Inevitably, Ken’s performance peaked in mid 2008 and proceeded to deal these investors a mind melting 66% drop to its eventual month-end trough in early 2009. If you don’t have a calculator handy, I’ll point out that at the fund’s 2009 trough it had wiped out over 12% in annualized returns over the now almost 11 year period, bringing its annual return down under 6%.

What’s an investor to do if she can’t make meaningful decisions on the basis of track records? Well, that’s the trillion dollar question, isn’t it. Unfortunately **the only information that is meaningful to investment allocation decisions is the process that a manager follows in order to harness one or more factors that have delivered persistent performance for many years**. The best factors have demonstrable efficacy back for many decades, and perhaps even centuries. For example, the momentum factor was recently shown to have existed for 212 years in stocks, and over 100 years for other asset classes. Now that’s something you can count on.

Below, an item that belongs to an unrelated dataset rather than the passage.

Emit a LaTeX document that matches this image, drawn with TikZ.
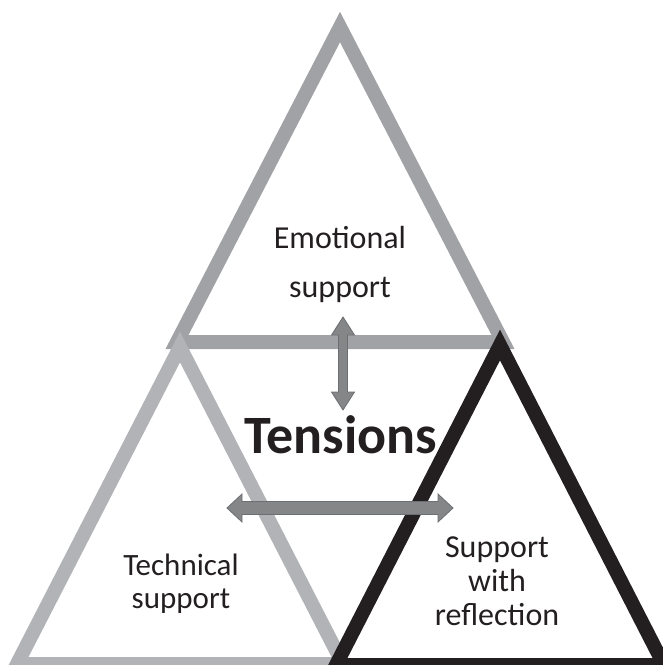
\documentclass[tikz,border=0pt]{standalone}
\usepackage{fontspec}
\setmainfont{Carlito}
\usetikzlibrary{calc}
\definecolor{topgray}{HTML}{A1A2A5}
\definecolor{leftgray}{HTML}{B2B3B6}
\definecolor{darkline}{HTML}{231F20}
\definecolor{arrowfill}{HTML}{858688}
\definecolor{arrowedge}{HTML}{6D6E71}
\tikzset{
  tri/.style={line width=14pt, line join=miter, miter limit=10},
  fatarrow/.style={fill=arrowfill, draw=arrowedge, line width=0.8pt, line join=miter},
  lbl/.style={text=darkline, align=center, anchor=base, inner sep=0pt},
}
\begin{document}
\begin{tikzpicture}[x=1pt,y=-1pt]
\useasboundingbox (0,0) rectangle (663,665);
% triangles
\coordinate (ta) at (340,27);
\coordinate (tl) at (177,342);
\coordinate (tr) at (503,342);
\coordinate (la) at (180,347);
\coordinate (ll) at (17,664);
\coordinate (lr) at (343,664);
\coordinate (ra) at (500,345);
\coordinate (rl) at (336,665);
\coordinate (rr) at (664,665);
\draw[tri, topgray] (ta) -- (tl) -- (tr) -- cycle;
\draw[tri, leftgray] (la) -- (ll) -- (lr) -- cycle;
\draw[tri, darkline] (ra) -- (rl) -- (rr) -- cycle;
% arrows
\coordinate (vt) at (343,317);
\coordinate (vb) at (343,410);
\coordinate (hl) at (227,508);
\coordinate (hr) at (453,508);
\draw[fatarrow] (vt) -- ($(vt)+(11.5,18)$) -- ($(vt)+(4.5,18)$) -- ($(vb)+(4.5,-18)$) -- ($(vb)+(11.5,-18)$) -- (vb)
  -- ($(vb)+(-11.5,-18)$) -- ($(vb)+(-4.5,-18)$) -- ($(vt)+(-4.5,18)$) -- ($(vt)+(-11.5,18)$) -- cycle;
\draw[fatarrow] (hl) -- ($(hl)+(15,-14)$) -- ($(hl)+(15,-6.5)$) -- ($(hr)+(-15,-6.5)$) -- ($(hr)+(-15,-14)$) -- (hr)
  -- ($(hr)+(-15,14)$) -- ($(hr)+(-15,6.5)$) -- ($(hl)+(15,6.5)$) -- ($(hl)+(15,14)$) -- cycle;
% labels (anchor=base is the baseline of the last line)
\node[lbl, font=\fontsize{32}{49}\selectfont] (emo) at (340,297) {Emotional\\support};
\node[lbl, font=\fontsize{54}{60}\selectfont\bfseries] (ten) at (341,453) {Tensions};
\node[lbl, font=\fontsize{31}{33}\selectfont] (tech) at (181,608) {Technical\\support};
\node[lbl, font=\fontsize{32}{34}\selectfont] (refl) at (497,625) {Support\\with\\reflection};
\end{tikzpicture}
\end{document}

That’s why we spend so much time on process – because we know that in the end, that’s the only thing that an investor can truly base her decision on.

For the same reason, we are never impressed solely by the stated performance of any backtest – even our own. Rather, we are much more impressed by the ability of a model to stand up under intense statistical scrutiny: many variations of investment universes tested in multiple currencies under several regimes, along with a wide range of strong parameters with few degrees of freedom.

Often, we see firms advertising excellent medium-term results built on flimsy statistical grounds. Without understanding their process in great detail, these results are meaningless. Less commonly, we see impressive shorter-term sims, but that are clearly based on robust, statistically-significant long-term foundations. In those cases, we sit up and take note because statistically-significant, stable, long-term results are much rarer and much more important than most investors imagine.

NFL parity – and far too often, investment results – are both mirages. Small sample sizes in any given NFL season and high levels of covariance between many investment strategies make it almost impossible to distinguish talent from luck over most investors’ investment horizons. Marginal teams creep into the playoffs and go on crazy runs, and average investment managers have extended periods of above-average performances.

The next time you observe a team or a manager on what appears to be a streak, it’s important to remember that looks can be deceiving.

If you don’t believe us, just wait until next season.